Board vote and what it did
A Feb. 26 move to terminate the teacher fell just short. The dismissal needed 11 votes to pass but drew only 10, according to Chicago Board of Education records. With termination off the table, the board came back at its April meeting and adopted a discipline resolution that treated part of the teacher’s absence as a 90‑day suspension and restored pay, per the April action log. Those procedural records show the board ultimately rejected administrators’ recommendation to fire the employee.
The incident and the family's reaction
District documents and family accounts describe a January 2024 encounter in which the teacher pushed third‑grader Denym Jenkins out of the assistant principal’s office. Jenkins later developed a chronic back strain, and the teacher was placed on leave the following day. “How would you feel if it was your daughter?” Jenkins’s mother, Chiquitta Walker, asked. A report by the Chicago Tribune notes that a district investigation substantiated the allegation and that personnel records obtained by the paper show earlier disciplinary findings in 2020 and a cautionary notice in 2012.
Board split and new dynamics
The outcome also reflects a shifting power structure. The vote came after the board’s expansion from mostly mayoral appointees to a 21‑member hybrid body, and members openly clashed over what meaningful punishment and fair process should look like. “This is a way of thinking about the system from a restorative justice perspective,” member Angel Vélez said, while fellow member Jitu Brown added, “I think before we end somebody’s career, we should do our due diligence,” as reported by Chicago Tribune.
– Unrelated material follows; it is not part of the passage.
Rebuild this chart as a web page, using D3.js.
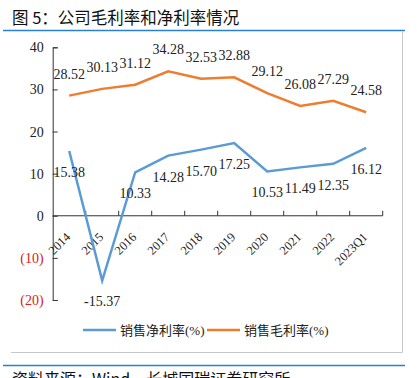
<!DOCTYPE html>
<meta charset="utf-8">
<body style="margin:0;background:#fff">
<script src="https://d3js.org/d3.v7.min.js"></script>
<script>
var years = ["2014","2015","2016","2017","2018","2019","2020","2021","2022","2023Q1"];
var netMargin = [15.38, -15.37, 10.33, 14.28, 15.70, 17.25, 10.53, 11.49, 12.35, 16.12];
var grossMargin = [28.52, 30.13, 31.12, 34.28, 32.53, 32.88, 29.12, 26.08, 27.29, 24.58];
var yTicks = [40, 30, 20, 10, 0, -10, -20];
var seriesNames = ["销售净利率(%)", "销售毛利率(%)"];

var width = 417, height = 378;
var blue = "#5b9bd5", orange = "#ed7d31";
var serif = "'Liberation Serif','Times New Roman','Noto Sans CJK SC',serif";
var cjk = "'Noto Sans CJK SC',sans-serif";

var svg = d3.select("body").append("svg")
    .attr("width", width)
    .attr("height", height);

// title + frame
svg.append("text")
    .attr("x", 12).attr("y", 24)
    .style("font-family", cjk).style("font-size", "16.5px").style("fill", "#111")
    .text("图 5：公司毛利率和净利率情况");
svg.append("line").attr("x1", 3).attr("x2", 405).attr("y1", 30.5).attr("y2", 30.5)
    .attr("stroke", "#2a7fd0").attr("stroke-width", 1.3);
svg.append("line").attr("x1", 402.5).attr("x2", 402.5).attr("y1", 32).attr("y2", 352.5)
    .attr("stroke", "#c8c8c8");
svg.append("line").attr("x1", 11).attr("x2", 402.5).attr("y1", 352.5).attr("y2", 352.5)
    .attr("stroke", "#c8c8c8");
svg.append("line").attr("x1", 3).attr("x2", 405).attr("y1", 365.5).attr("y2", 365.5)
    .attr("stroke", "#2a7fd0").attr("stroke-width", 1.3);
svg.append("text")
    .attr("x", 12).attr("y", 385)
    .style("font-family", cjk).style("font-size", "16px").style("fill", "#111")
    .text("资料来源：Wind，长城国瑞证券研究所");

var x = d3.scaleBand().domain(years).range([52.7, 382.7]).padding(0);
var y = d3.scaleLinear().domain([-20, 40]).range([300, 47.3]);
var cx = function(d) { return x(d) + x.bandwidth() / 2; };

var g = svg.append("g");

// y axis
var yAxis = g.append("g")
    .attr("transform", "translate(" + x.range()[0] + ",0)")
    .call(d3.axisLeft(y).tickValues(yTicks).tickSize(-5).tickPadding(9)
        .tickFormat(function(d) { return d < 0 ? "(" + (-d) + ")" : d; }));
yAxis.selectAll("path, line").attr("stroke", "#333");
yAxis.selectAll("text")
    .style("font-family", serif).style("font-size", "14px")
    .attr("fill", function(d) { return d < 0 ? "#e02020" : "#222"; });

// x axis at zero with ticks on category boundaries
var y0 = y(0);
g.append("line").attr("x1", x.range()[0]).attr("x2", x.range()[1])
    .attr("y1", y0).attr("y2", y0).attr("stroke", "#333");
var bounds = years.map(function(d) { return x(d); }).concat([x.range()[1]]);
g.selectAll(".xtick").data(bounds.slice(1)).enter().append("line")
    .attr("x1", function(d) { return d; }).attr("x2", function(d) { return d; })
    .attr("y1", y0).attr("y2", y0 - 5).attr("stroke", "#333");
g.selectAll(".xlab").data(years).enter().append("text")
    .attr("transform", function(d) { return "translate(" + (cx(d) + 2) + "," + (y0 + 22) + ") rotate(-45)"; })
    .attr("text-anchor", "end")
    .style("font-family", serif).style("font-size", "12.5px").style("fill", "#222")
    .text(function(d) { return d; });

var line = d3.line().x(function(d, i) { return cx(years[i]); }).y(function(d) { return y(d); });

g.append("path").datum(grossMargin).attr("d", line)
    .attr("fill", "none").attr("stroke", orange).attr("stroke-width", 2.5);
g.append("path").datum(netMargin).attr("d", line)
    .attr("fill", "none").attr("stroke", blue).attr("stroke-width", 2.5);

g.selectAll(".glab").data(grossMargin).enter().append("text")
    .attr("x", function(d, i) { return cx(years[i]); })
    .attr("y", function(d) { return y(d) - 17; })
    .attr("text-anchor", "middle")
    .style("font-family", serif).style("font-size", "14px").style("fill", "#222")
    .text(function(d) { return d.toFixed(2); });
g.selectAll(".nlab").data(netMargin).enter().append("text")
    .attr("x", function(d, i) { return cx(years[i]); })
    .attr("y", function(d) { return y(d) + 26; })
    .attr("text-anchor", "middle")
    .style("font-family", serif).style("font-size", "14px").style("fill", "#222")
    .text(function(d) { return d.toFixed(2); });

// legend
var legend = [{name: seriesNames[0], color: blue, x: 83}, {name: seriesNames[1], color: orange, x: 207}];
var lg = svg.selectAll(".lg").data(legend).enter().append("g")
    .attr("transform", function(d) { return "translate(" + d.x + ",330)"; });
lg.append("line").attr("x1", 0).attr("x2", 33).attr("y1", 0).attr("y2", 0)
    .attr("stroke", function(d) { return d.color; }).attr("stroke-width", 2.5);
lg.append("text").attr("x", 37).attr("y", 5)
    .style("font-family", serif).style("font-size", "13px").style("fill", "#222")
    .text(function(d) { return d.name; });
</script>
</body>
What the board's action means
On paper, the decision returns the teacher to active status, counts the leave as time served under a 90‑day suspension, and lets the school move forward without an open personnel case hanging over it. For parents and advocates who wanted the teacher gone, the move highlights a growing tension between a professed commitment to restorative practices and deep worries about basic student safety in neighborhood schools.
Legal and policy implications
The board’s action closes out the district’s internal personnel process for now, but it leaves bigger questions on the table about accountability, transparency, and how Chicago Public Schools handles substantiated misconduct. Community leaders say they may push for changes to board policy, and any civil remedies would play out separately from the board’s employment decisions.